------ STORED DATA ------

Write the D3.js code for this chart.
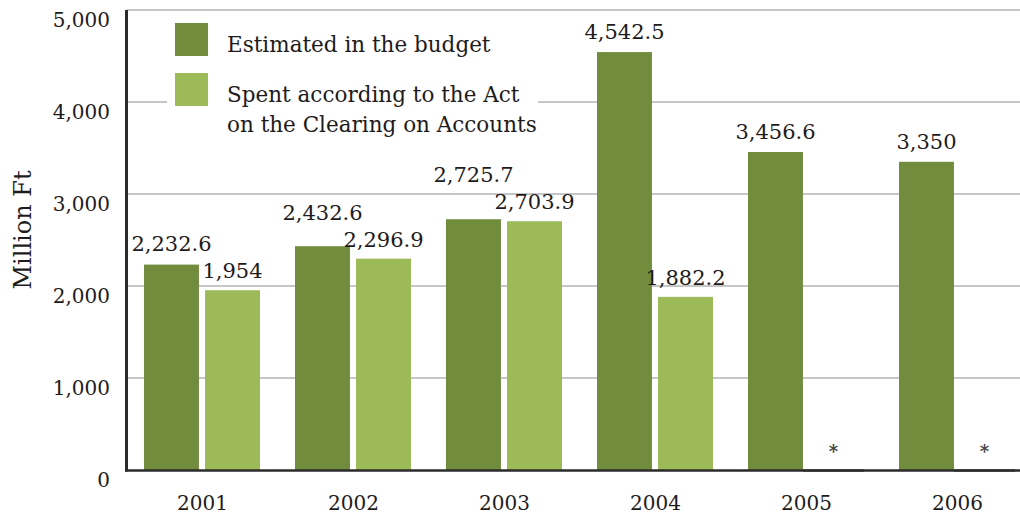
<!DOCTYPE html>
<html><head><meta charset="utf-8">
<script src="https://cdn.jsdelivr.net/npm/d3@7"></script>
<style>html,body{margin:0;padding:0;background:#fff}svg{display:block}</style>
</head><body>
<svg id="chart" width="1020" height="516"></svg>
<script>
const years = ["2001","2002","2003","2004","2005","2006"];
const estimated = [2232.6, 2432.6, 2725.7, 4542.5, 3456.6, 3350];
const spent = [1954, 2296.9, 2703.9, 1882.2, null, null];
const seriesNames = ["Estimated in the budget", "Spent according to the Act|on the Clearing on Accounts"];
const yTicks = [0, 1000, 2000, 3000, 4000, 5000];

const colors = ["#728c3e", "#9cba58"];
const font = "DejaVu Serif";
const ink = "#1e1b1c";
const svg = d3.select("#chart");
svg.append("rect").attr("width",1020).attr("height",516).attr("fill","#fff");

const y = d3.scaleLinear().domain([0,5000]).range([470,10]);
const x0 = d3.scaleBand().domain(years).range([127,1033]).padding(0);
const x1 = d3.scaleBand().domain([0,1]).range([17,133]).paddingInner(0.1);

// gridlines
svg.append("g").selectAll("line").data(yTicks.filter(d=>d>0)).join("line")
  .attr("x1",127).attr("x2",1020).attr("y1",d=>y(d)).attr("y2",d=>y(d))
  .attr("stroke","#b3b3b3").attr("stroke-width",1.5);

// tick labels
svg.append("g").selectAll("text").data(yTicks).join("text")
  .attr("x",110).attr("y",d=>y(d)+17).attr("text-anchor","end")
  .attr("font-family",font).attr("font-size",20).attr("fill",ink)
  .text(d=>d3.format(",")(d));

// axis title
svg.append("text").attr("transform","translate(31,230) rotate(-90)")
  .attr("text-anchor","middle").attr("font-family",font).attr("font-size",24).attr("fill",ink)
  .text("Million Ft");

// legend background
svg.append("rect").attr("x",167).attr("y",16).attr("width",371).attr("height",124).attr("fill","#fff");

const fmt = d3.format(",");
const groups = svg.append("g").selectAll("g").data(years).join("g")
  .attr("transform",d=>`translate(${x0(d)},0)`);

groups.each(function(yr,i){
  const g = d3.select(this);
  const vals = [estimated[i], spent[i]];
  vals.forEach((v,k)=>{
    if (v == null) return;
    g.append("rect").attr("x",x1(k)).attr("width",x1.bandwidth())
      .attr("y",y(v)).attr("height",y(0)-y(v)).attr("fill",colors[k]);
  });
  const lightY = spent[i]!=null ? y(spent[i]) - 12 : null;
  let darkY = y(estimated[i]) - 13;
  if (lightY != null) darkY = Math.min(darkY, lightY - 27);
  g.append("text").attr("x",x1(0)+x1.bandwidth()/2).attr("y",darkY).attr("text-anchor","middle")
    .attr("font-family",font).attr("font-size",21).attr("fill",ink).text(fmt(estimated[i]));
  if (spent[i]!=null) {
    g.append("text").attr("x",x1(1)+x1.bandwidth()/2).attr("y",lightY).attr("text-anchor","middle")
      .attr("font-family",font).attr("font-size",21).attr("fill",ink).text(fmt(spent[i]));
  } else {
    g.append("text").attr("x",x1(1)+x1.bandwidth()/2-3).attr("y",y(0)-12).attr("text-anchor","middle")
      .attr("font-family",font).attr("font-size",18).attr("font-weight","bold").attr("fill","#444").text("*");
  }
  g.append("text").attr("x",x0.bandwidth()/2).attr("y",510).attr("text-anchor","middle")
    .attr("font-family",font).attr("font-size",20).attr("fill",ink).text(yr);
});

// axes lines
svg.append("line").attr("x1",126.5).attr("x2",126.5).attr("y1",10).attr("y2",471.5)
  .attr("stroke","#2b2b2b").attr("stroke-width",3);
svg.append("line").attr("x1",125).attr("x2",1020).attr("y1",470.5).attr("y2",470.5)
  .attr("stroke","#2b2b2b").attr("stroke-width",2.5);
// zero-height bars drawn over the baseline
groups.each(function(yr,i){
  if (spent[i]!=null) return;
  d3.select(this).append("line").attr("x1",x1(1)-6).attr("x2",x1(1)+x1.bandwidth())
    .attr("y1",y(0)+0.5).attr("y2",y(0)+0.5).attr("stroke","#55584a").attr("stroke-width",2.5);
});

// legend
const leg = svg.append("g");
[0,1].forEach(k=>{
  leg.append("rect").attr("x",175).attr("y",23+50*k).attr("width",33).attr("height",33).attr("fill",colors[k]);
  const lines = seriesNames[k].split("|");
  lines.forEach((t,j)=>{
    leg.append("text").attr("x",227).attr("y",52+50*k+30*j)
      .attr("font-family",font).attr("font-size",21.5).attr("fill",ink).text(t);
  });
});
</script>
</body></html>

------

▶ CHALLENGE:
Quote the material word for word, dropping any images it holds.

▶ EXERCISE SOLUTION:
Write the D3.js code for this chart.
<!DOCTYPE html>
<html><head><meta charset="utf-8">
<script src="https://cdn.jsdelivr.net/npm/d3@7"></script>
<style>html,body{margin:0;padding:0;background:#fff}svg{display:block}</style>
</head><body>
<svg id="chart" width="1020" height="516"></svg>
<script>
const years = ["2001","2002","2003","2004","2005","2006"];
const estimated = [2232.6, 2432.6, 2725.7, 4542.5, 3456.6, 3350];
const spent = [1954, 2296.9, 2703.9, 1882.2, null, null];
const seriesNames = ["Estimated in the budget", "Spent according to the Act|on the Clearing on Accounts"];
const yTicks = [0, 1000, 2000, 3000, 4000, 5000];

const colors = ["#728c3e", "#9cba58"];
const font = "DejaVu Serif";
const ink = "#1e1b1c";
const svg = d3.select("#chart");
svg.append("rect").attr("width",1020).attr("height",516).attr("fill","#fff");

const y = d3.scaleLinear().domain([0,5000]).range([470,10]);
const x0 = d3.scaleBand().domain(years).range([127,1033]).padding(0);
const x1 = d3.scaleBand().domain([0,1]).range([17,133]).paddingInner(0.1);

// gridlines
svg.append("g").selectAll("line").data(yTicks.filter(d=>d>0)).join("line")
  .attr("x1",127).attr("x2",1020).attr("y1",d=>y(d)).attr("y2",d=>y(d))
  .attr("stroke","#b3b3b3").attr("stroke-width",1.5);

// tick labels
svg.append("g").selectAll("text").data(yTicks).join("text")
  .attr("x",110).attr("y",d=>y(d)+17).attr("text-anchor","end")
  .attr("font-family",font).attr("font-size",20).attr("fill",ink)
  .text(d=>d3.format(",")(d));

// axis title
svg.append("text").attr("transform","translate(31,230) rotate(-90)")
  .attr("text-anchor","middle").attr("font-family",font).attr("font-size",24).attr("fill",ink)
  .text("Million Ft");

// legend background
svg.append("rect").attr("x",167).attr("y",16).attr("width",371).attr("height",124).attr("fill","#fff");

const fmt = d3.format(",");
const groups = svg.append("g").selectAll("g").data(years).join("g")
  .attr("transform",d=>`translate(${x0(d)},0)`);

groups.each(function(yr,i){
  const g = d3.select(this);
  const vals = [estimated[i], spent[i]];
  vals.forEach((v,k)=>{
    if (v == null) return;
    g.append("rect").attr("x",x1(k)).attr("width",x1.bandwidth())
      .attr("y",y(v)).attr("height",y(0)-y(v)).attr("fill",colors[k]);
  });
  const lightY = spent[i]!=null ? y(spent[i]) - 12 : null;
  let darkY = y(estimated[i]) - 13;
  if (lightY != null) darkY = Math.min(darkY, lightY - 27);
  g.append("text").attr("x",x1(0)+x1.bandwidth()/2).attr("y",darkY).attr("text-anchor","middle")
    .attr("font-family",font).attr("font-size",21).attr("fill",ink).text(fmt(estimated[i]));
  if (spent[i]!=null) {
    g.append("text").attr("x",x1(1)+x1.bandwidth()/2).attr("y",lightY).attr("text-anchor","middle")
      .attr("font-family",font).attr("font-size",21).attr("fill",ink).text(fmt(spent[i]));
  } else {
    g.append("text").attr("x",x1(1)+x1.bandwidth()/2-3).attr("y",y(0)-12).attr("text-anchor","middle")
      .attr("font-family",font).attr("font-size",18).attr("font-weight","bold").attr("fill","#444").text("*");
  }
  g.append("text").attr("x",x0.bandwidth()/2).attr("y",510).attr("text-anchor","middle")
    .attr("font-family",font).attr("font-size",20).attr("fill",ink).text(yr);
});

// axes lines
svg.append("line").attr("x1",126.5).attr("x2",126.5).attr("y1",10).attr("y2",471.5)
  .attr("stroke","#2b2b2b").attr("stroke-width",3);
svg.append("line").attr("x1",125).attr("x2",1020).attr("y1",470.5).attr("y2",470.5)
  .attr("stroke","#2b2b2b").attr("stroke-width",2.5);
// zero-height bars drawn over the baseline
groups.each(function(yr,i){
  if (spent[i]!=null) return;
  d3.select(this).append("line").attr("x1",x1(1)-6).attr("x2",x1(1)+x1.bandwidth())
    .attr("y1",y(0)+0.5).attr("y2",y(0)+0.5).attr("stroke","#55584a").attr("stroke-width",2.5);
});

// legend
const leg = svg.append("g");
[0,1].forEach(k=>{
  leg.append("rect").attr("x",175).attr("y",23+50*k).attr("width",33).attr("height",33).attr("fill",colors[k]);
  const lines = seriesNames[k].split("|");
  lines.forEach((t,j)=>{
    leg.append("text").attr("x",227).attr("y",52+50*k+30*j)
      .attr("font-family",font).attr("font-size",21.5).attr("fill",ink).text(t);
  });
});
</script>
</body></html>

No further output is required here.